Defining and sustaining a total service culture through leadership, beliefs, values, and norms L6

Importance of Culture for Service

  • Understanding culture is crucial; failure to do so can make one a victim of its forces (Emeritus Prof Edgar Schein).

The Power of Culture

  • Culture significantly impacts social and organizational dynamics.
  • Without understanding its operations, individuals and organizations may be negatively affected.

Culture and Reputation

  • Company culture directly influences its reputation.
  • All organizations possess a culture.
  • Unmanaged cultures pose risks, potentially empowering individuals who may not align with the organization's mission or even seek to undermine it.
  • Training new employees in the company's culture is a key responsibility of managers.

Culture as a Competitive Advantage

  • Strategy implementation relies on a supportive culture.
  • Organizations should identify and emulate successful cultures and their processes.
  • Cultivating employees who embody the desired spirit is essential.

Culture as Core Competence

  • Organizational culture can be a core competency that provides a competitive edge.

Culture and Leadership

  • Leadership plays a crucial role in shaping and maintaining organizational culture (McGregor, 1966).

Culture and the Environment

  • Consider how the organization relates to the external world.
  • Examine how the organization's members interact internally.
  • Closed View: 'us-versus-them' mentality.
  • Open View: faster adaptation to changes but be mindful of 'involution'.

Defining Culture

  • Culture is a pattern of basic assumptions developed by a group to cope with external adaptation and internal interaction problems (E. Schein).
  • These assumptions are validated through successful application and are taught to new members as the correct way to perceive, think, and feel.

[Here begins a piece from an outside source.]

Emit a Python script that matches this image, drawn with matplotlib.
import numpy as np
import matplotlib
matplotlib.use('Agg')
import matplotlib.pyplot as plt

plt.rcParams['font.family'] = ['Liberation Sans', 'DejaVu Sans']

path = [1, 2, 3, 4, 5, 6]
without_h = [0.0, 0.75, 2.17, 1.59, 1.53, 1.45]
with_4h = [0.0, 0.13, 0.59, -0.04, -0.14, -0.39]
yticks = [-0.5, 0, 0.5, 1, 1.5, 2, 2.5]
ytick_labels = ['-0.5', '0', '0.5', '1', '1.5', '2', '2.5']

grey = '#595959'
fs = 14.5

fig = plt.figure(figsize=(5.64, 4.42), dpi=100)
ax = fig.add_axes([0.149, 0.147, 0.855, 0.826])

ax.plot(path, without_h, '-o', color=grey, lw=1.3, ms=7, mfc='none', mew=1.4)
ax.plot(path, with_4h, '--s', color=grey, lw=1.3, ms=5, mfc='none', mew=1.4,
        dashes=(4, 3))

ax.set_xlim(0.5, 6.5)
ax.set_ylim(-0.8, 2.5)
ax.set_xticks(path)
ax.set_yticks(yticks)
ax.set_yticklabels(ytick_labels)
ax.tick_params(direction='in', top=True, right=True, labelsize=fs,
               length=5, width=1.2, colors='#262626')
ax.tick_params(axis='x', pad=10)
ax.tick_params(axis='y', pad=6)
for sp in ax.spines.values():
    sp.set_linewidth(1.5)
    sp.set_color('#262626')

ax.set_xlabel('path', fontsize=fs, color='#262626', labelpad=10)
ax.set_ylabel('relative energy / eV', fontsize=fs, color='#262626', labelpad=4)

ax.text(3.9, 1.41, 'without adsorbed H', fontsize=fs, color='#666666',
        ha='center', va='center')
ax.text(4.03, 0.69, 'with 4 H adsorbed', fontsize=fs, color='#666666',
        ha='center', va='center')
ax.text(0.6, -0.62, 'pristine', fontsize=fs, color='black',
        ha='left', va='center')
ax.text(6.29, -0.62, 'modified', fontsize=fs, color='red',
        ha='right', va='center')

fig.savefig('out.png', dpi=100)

Importance of Local Knowledge

  • Understanding local contexts is important for cultural management

Difficulties in Managing Cultures

  • Managing culture can be complex and challenging.

Hofstede’s Cultural Dimensions

  • Study involved surveying 100,000 IBM employees from 1963-1973.
  • Employee attitudes and values were compared across 40 countries.
  • Four dimensions were identified to summarize culture:
    • Power distance
    • Individualism vs. collectivism
    • Uncertainty avoidance
    • Masculinity vs. femininity

Power Distance

  • Cultures are ranked based on their ability to handle inequalities.

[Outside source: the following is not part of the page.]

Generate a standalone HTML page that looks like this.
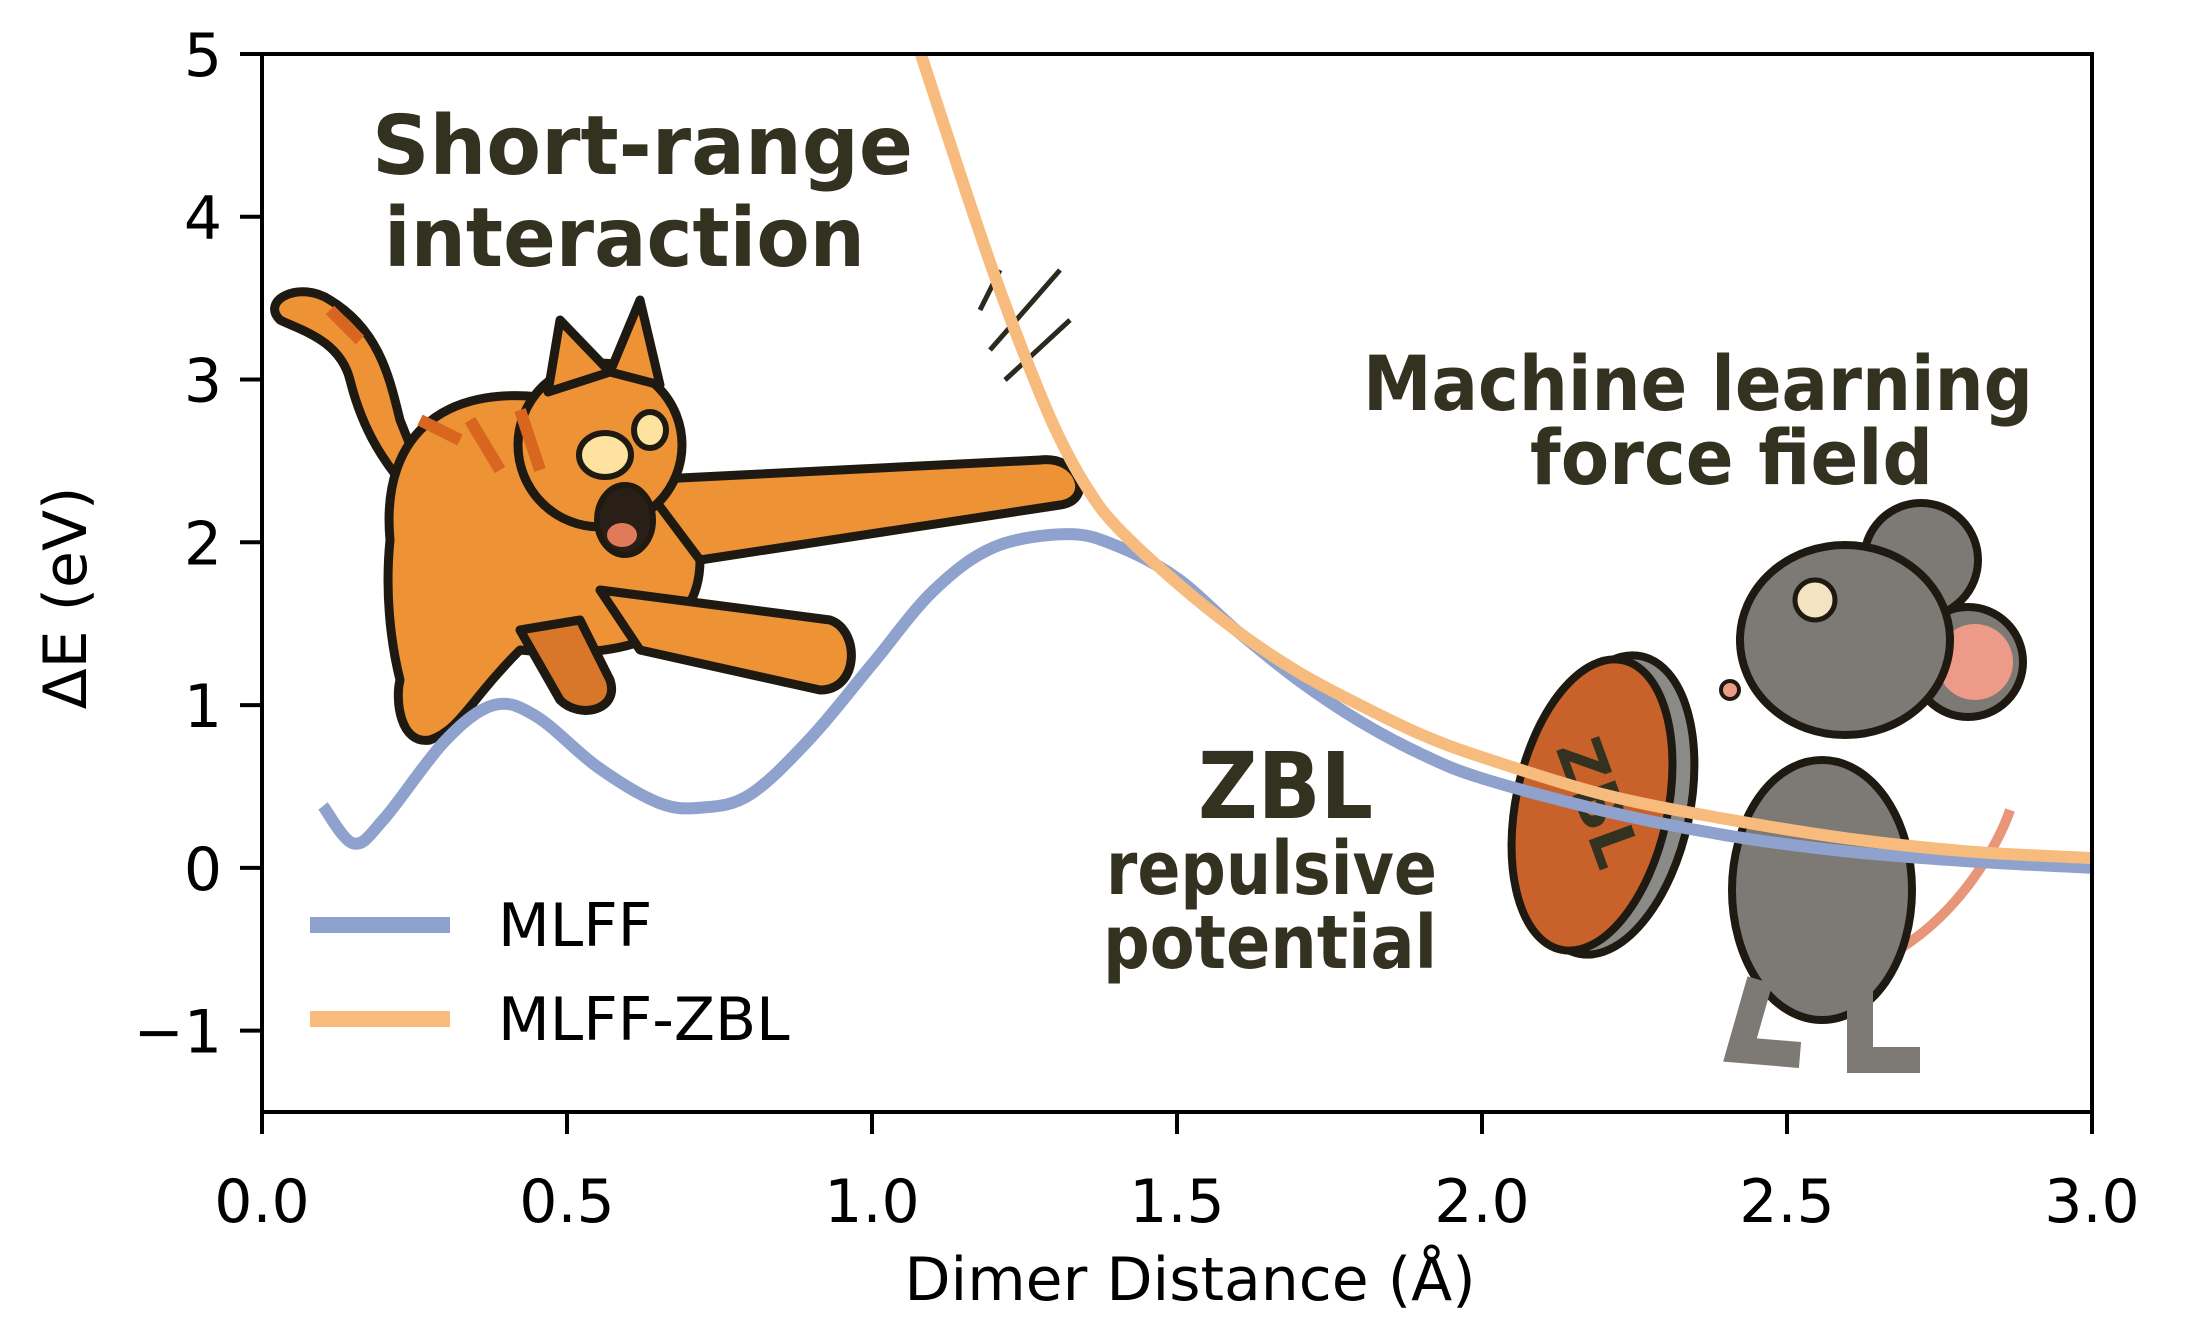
<!DOCTYPE html>
<html><head><meta charset="utf-8"><style>
html,body{margin:0;padding:0;background:#fff}
svg{display:block}
.tk{font-family:"DejaVu Sans","Liberation Sans",sans-serif;font-size:60px;fill:#000}
.ann{font-family:"DejaVu Sans","Liberation Sans",sans-serif;font-weight:bold;fill:#33311f}
</style></head><body>
<svg id="chart" width="2206" height="1320" viewBox="0 0 2206 1320">
<defs><clipPath id="plotclip"><rect x="262" y="54" width="1830" height="1058"/></clipPath></defs>
<g id="illus">
 <g stroke="#1e1a12" stroke-width="9" stroke-linejoin="round">
  <path d="M440 520 C380 470 360 420 350 380 C340 340 300 330 280 320 C260 300 300 280 330 300 C380 330 390 380 400 420 Z" fill="#ee9236"/>
  <path d="M390 540 C380 430 450 380 560 400 C650 420 700 480 700 560 C700 640 620 660 520 650 C470 700 460 730 430 740 C400 745 395 700 400 680 C390 640 385 590 390 540 Z" fill="#ee9236"/>
  <path d="M640 480 L1040 460 C1080 455 1095 500 1060 505 L700 560 Z" fill="#ee9236"/>
  <path d="M600 590 L830 620 C860 630 860 690 820 690 L640 650 Z" fill="#ee9236"/>
  <path d="M520 630 L560 700 C580 720 620 710 610 680 L580 620 Z" fill="#d8772a"/>
  <circle cx="600" cy="445" r="82" fill="#ee9236"/>
  <path d="M548 392 L560 320 L610 372 Z" fill="#ee9236"/>
  <path d="M610 372 L640 300 L660 385 Z" fill="#ee9236"/>
  <ellipse cx="605" cy="455" rx="26" ry="22" fill="#fde2a0" stroke-width="6"/>
  <ellipse cx="650" cy="430" rx="16" ry="18" fill="#fde2a0" stroke-width="6"/>
  <ellipse cx="625" cy="520" rx="28" ry="35" fill="#2a1f17" stroke-width="6"/>
  <ellipse cx="622" cy="535" rx="15" ry="12" fill="#e07a5a" stroke="none"/>
  <path d="M330 310 L360 340 M420 420 L460 440 M470 420 L500 470 M520 410 L540 470" stroke="#d8661f" stroke-width="12" fill="none"/>
  <path d="M980 310 L1000 270 M990 350 L1060 270 M1005 380 L1070 320" stroke="#2a2a1f" stroke-width="5" fill="none"/>
 </g>
 <g stroke="#1e1a12" stroke-width="8">
  <path d="M1880 960 C1960 920 2000 840 2010 810" fill="none" stroke="#e8967a" stroke-width="10"/>
  <ellipse cx="1822" cy="890" rx="90" ry="130" fill="#7d7a76"/>
  <path d="M1760 980 L1740 1050 L1800 1055 M1860 990 L1860 1060 L1920 1060" fill="none" stroke-width="26" stroke="#7d7a76"/>
  <circle cx="1921" cy="560" r="57" fill="#7d7a76"/>
  <circle cx="1968" cy="662" r="55" fill="#7d7a76"/>
  <circle cx="1975" cy="662" r="38" fill="#ee9a88" stroke="none"/>
  <ellipse cx="1845" cy="640" rx="105" ry="95" fill="#7d7a76"/>
  <circle cx="1815" cy="600" r="20" fill="#f3e3c0" stroke-width="5"/>
  <circle cx="1730" cy="690" r="9" fill="#ee9a88" stroke-width="4"/>
  <ellipse cx="1610" cy="805" rx="80" ry="152" fill="#8a8a86" transform="rotate(12 1610 805)"/>
  <ellipse cx="1592" cy="805" rx="76" ry="148" fill="#c8612a" transform="rotate(12 1592 805)"/>
  <text x="1592" y="820" text-anchor="middle" class="ann" font-size="62" stroke="none" fill="#1e1a12" transform="rotate(70 1592 805)">ZBL</text>
 </g>
</g>
<g id="series" clip-path="url(#plotclip)"></g>
<g id="legend">
 <line x1="310" y1="925" x2="450" y2="925" stroke="#8ea2cd" stroke-width="16"/>
 <text x="498" y="946" class="tk">MLFF</text>
 <line x1="310" y1="1019" x2="450" y2="1019" stroke="#f7bc7d" stroke-width="16"/>
 <text x="498" y="1040" class="tk">MLFF-ZBL</text>
</g>
<g>
 <text x="372" y="174" textLength="541" lengthAdjust="spacingAndGlyphs" class="ann" font-size="82">Short-range</text>
 <text x="384" y="266" textLength="481" lengthAdjust="spacingAndGlyphs" class="ann" font-size="82">interaction</text>
 <text x="1363" y="410" textLength="670" lengthAdjust="spacingAndGlyphs" class="ann" font-size="76">Machine learning</text>
 <text x="1530" y="484" textLength="403" lengthAdjust="spacingAndGlyphs" class="ann" font-size="76">force field</text>
 <text x="1198" y="818" textLength="175" lengthAdjust="spacingAndGlyphs" class="ann" font-size="92">ZBL</text>
 <text x="1106" y="894" textLength="331" lengthAdjust="spacingAndGlyphs" class="ann" font-size="74">repulsive</text>
 <text x="1103" y="968" textLength="334" lengthAdjust="spacingAndGlyphs" class="ann" font-size="74">potential</text>
</g>
<rect x="262" y="54" width="1830" height="1058" fill="none" stroke="#000" stroke-width="4"/>
<g id="axes"></g>
<text x="1190" y="1300" text-anchor="middle" class="tk">Dimer Distance (Å)</text>
<text x="0" y="0" text-anchor="middle" class="tk" transform="translate(86 598) rotate(-90)">ΔE (eV)</text>
</svg>
<script>
const xTicks=[0,0.5,1,1.5,2,2.5,3];
const xTickLabels=["0.0","0.5","1.0","1.5","2.0","2.5","3.0"];
const yTicks=[-1,0,1,2,3,4,5];
const yTickLabels=["−1","0","1","2","3","4","5"];
const mlffX=[0.1,0.15,0.2,0.3,0.38,0.45,0.55,0.65,0.72,0.8,0.9,1.0,1.1,1.2,1.32,1.4,1.5,1.6,1.7,1.8,1.9,2.0,2.2,2.4,2.6,2.8,3.0];
const mlffY=[0.38,0.15,0.3,0.78,1.0,0.93,0.62,0.4,0.37,0.45,0.8,1.25,1.7,1.97,2.05,1.98,1.78,1.45,1.15,0.9,0.7,0.55,0.35,0.2,0.1,0.04,0.0];
const zblX=[1.08,1.15,1.2,1.25,1.3,1.35,1.4,1.5,1.6,1.7,1.8,1.9,2.0,2.2,2.4,2.6,2.8,3.0];
const zblY=[5.0,4.2,3.65,3.15,2.7,2.35,2.1,1.75,1.45,1.2,1.0,0.82,0.68,0.45,0.3,0.18,0.1,0.06];
const X0=262,X1=2092,Y0=1112,Y1=54,xmin=0,xmax=3,ymin=-1.5,ymax=5;
const sx=v=>X0+(v-xmin)/(xmax-xmin)*(X1-X0);
const sy=v=>Y0-(v-ymin)/(ymax-ymin)*(Y0-Y1);
const NS="http://www.w3.org/2000/svg";
function pathFor(xs,ys){
 const p=xs.map((x,i)=>[sx(x),sy(ys[i])]);
 let d="M"+p[0][0]+" "+p[0][1];
 for(let i=0;i<p.length-1;i++){
  const a=p[Math.max(0,i-1)],b=p[i],c=p[i+1],e=p[Math.min(p.length-1,i+2)];
  d+=" C"+(b[0]+(c[0]-a[0])/6)+" "+(b[1]+(c[1]-a[1])/6)+" "+(c[0]-(e[0]-b[0])/6)+" "+(c[1]-(e[1]-b[1])/6)+" "+c[0]+" "+c[1];
 }
 return d;
}
const g=document.getElementById('series');
const l1=document.createElementNS(NS,'path');
l1.setAttribute('d',pathFor(mlffX,mlffY));
l1.setAttribute('fill','none');l1.setAttribute('stroke','#8ea2cd');l1.setAttribute('stroke-width','12');


g.appendChild(l1);
const l2=document.createElementNS(NS,'path');
l2.setAttribute('d',pathFor(zblX,zblY));
l2.setAttribute('fill','none');l2.setAttribute('stroke','#f7bc7d');l2.setAttribute('stroke-width','12');


g.appendChild(l2);
const ax=document.getElementById('axes');
xTicks.forEach((t,i)=>{
 const ln=document.createElementNS(NS,'line');
 ln.setAttribute('x1',sx(t));ln.setAttribute('x2',sx(t));ln.setAttribute('y1',Y0);ln.setAttribute('y2',Y0+22);
 ln.setAttribute('stroke','#000');ln.setAttribute('stroke-width','4');
 
 
 ax.appendChild(ln);
 const tx=document.createElementNS(NS,'text');
 tx.setAttribute('x',sx(t));tx.setAttribute('y',1222);tx.setAttribute('text-anchor','middle');tx.setAttribute('class','tk');
 tx.textContent=xTickLabels[i];
 
 
 ax.appendChild(tx);
});
yTicks.forEach((t,i)=>{
 const ln=document.createElementNS(NS,'line');
 ln.setAttribute('x1',X0-22);ln.setAttribute('x2',X0);ln.setAttribute('y1',sy(t));ln.setAttribute('y2',sy(t));
 ln.setAttribute('stroke','#000');ln.setAttribute('stroke-width','4');
 
 
 ax.appendChild(ln);
 const tx=document.createElementNS(NS,'text');
 tx.setAttribute('x',222);tx.setAttribute('y',sy(t)+22);tx.setAttribute('text-anchor','end');tx.setAttribute('class','tk');
 tx.textContent=yTickLabels[i];
 
 
 ax.appendChild(tx);
});
</script>
</body></html>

Individualism Versus Collectivism

  • Focuses on the relationship between the individual and their community.
    • Individualistic societies:
      • Loose ties.
      • Value individual achievement and freedom.
    • Collectivist societies:
      • Tight ties.
      • Relationship-oriented.

Uncertainty Avoidance

  • Measures how cultures socialize members to accept ambiguity and tolerate uncertainty.

Masculinity Versus Femininity

  • Examines the relationship between gender and work roles.

Work Related Values for Twenty Countries

  • Presents a comparative table of Power Distance, Uncertainty Avoidance, Individualism, and Masculinity across 20 countries.

Problems with Hofstede’s Findings

  • Assumes a direct relationship between culture and the nation-state.
  • The sample may have been culturally biased.
  • Survey respondents were from a single industry (computer) and company (IBM).

Managing Culture Through Beliefs, Values, and Norms

  • Culture can be managed by influencing beliefs, values, and norms.

Management by Culture

  • Stronger cultures reduce the need for bureaucratic controls.
  • In uncertain tasks, employees rely more on corporate culture.
  • This is especially important in experience innovation where expertise is needed.

The Chef as Leader

  • Leadership is essential in shaping organizational culture, similar to how a chef leads a kitchen.

Beliefs, Values, and Norms

  • Beliefs:
    • Define how members understand their relationships with the external world and their impact on the internal organization.
  • Values:
    • Preferences for certain behaviors or outcomes (right/wrong, preferred/not preferred, desirable/undesirable).
  • Norms:
    • Standards of behavior that define expected actions within the organization.

Norms of Appearance

  • Examples include the 'Disney Look' versus the 'Ritz-Carlton Look,' illustrating how appearance norms vary across organizations.

Folkways and Mores

  • Folkways: customary, habitual actions or thoughts without deep reflection.
  • Mores: folkways that establish the firm’s code of ethics and accepted behaviors.

Learning the Culture, Learning from the Culture

  • The hospitality industry involves many unusual events.
  • Managers must teach the reasons behind dealing with customers in certain ways.

Communicating the Culture

  • Laws: critical norms that are written down.
  • Language: can be specific to the organization and hard for outsiders to understand.
  • Symbols: communicate unspoken messages.
  • Rituals: symbolic acts to gain and maintain membership or identity.
  • Stories, legends, and heroes: e.g., César Ritz and the Savoy London.

Key Questions

  1. What is culture in the organizational context?
  2. Explain ‘culture eats strategy for breakfast’!
  3. Explain Theory X and Theory Y and their impact on organizational culture!
  4. What is ‘management by culture’?
  5. What are beliefs, values, and norms?
  6. Explain the difference between folkways and mores!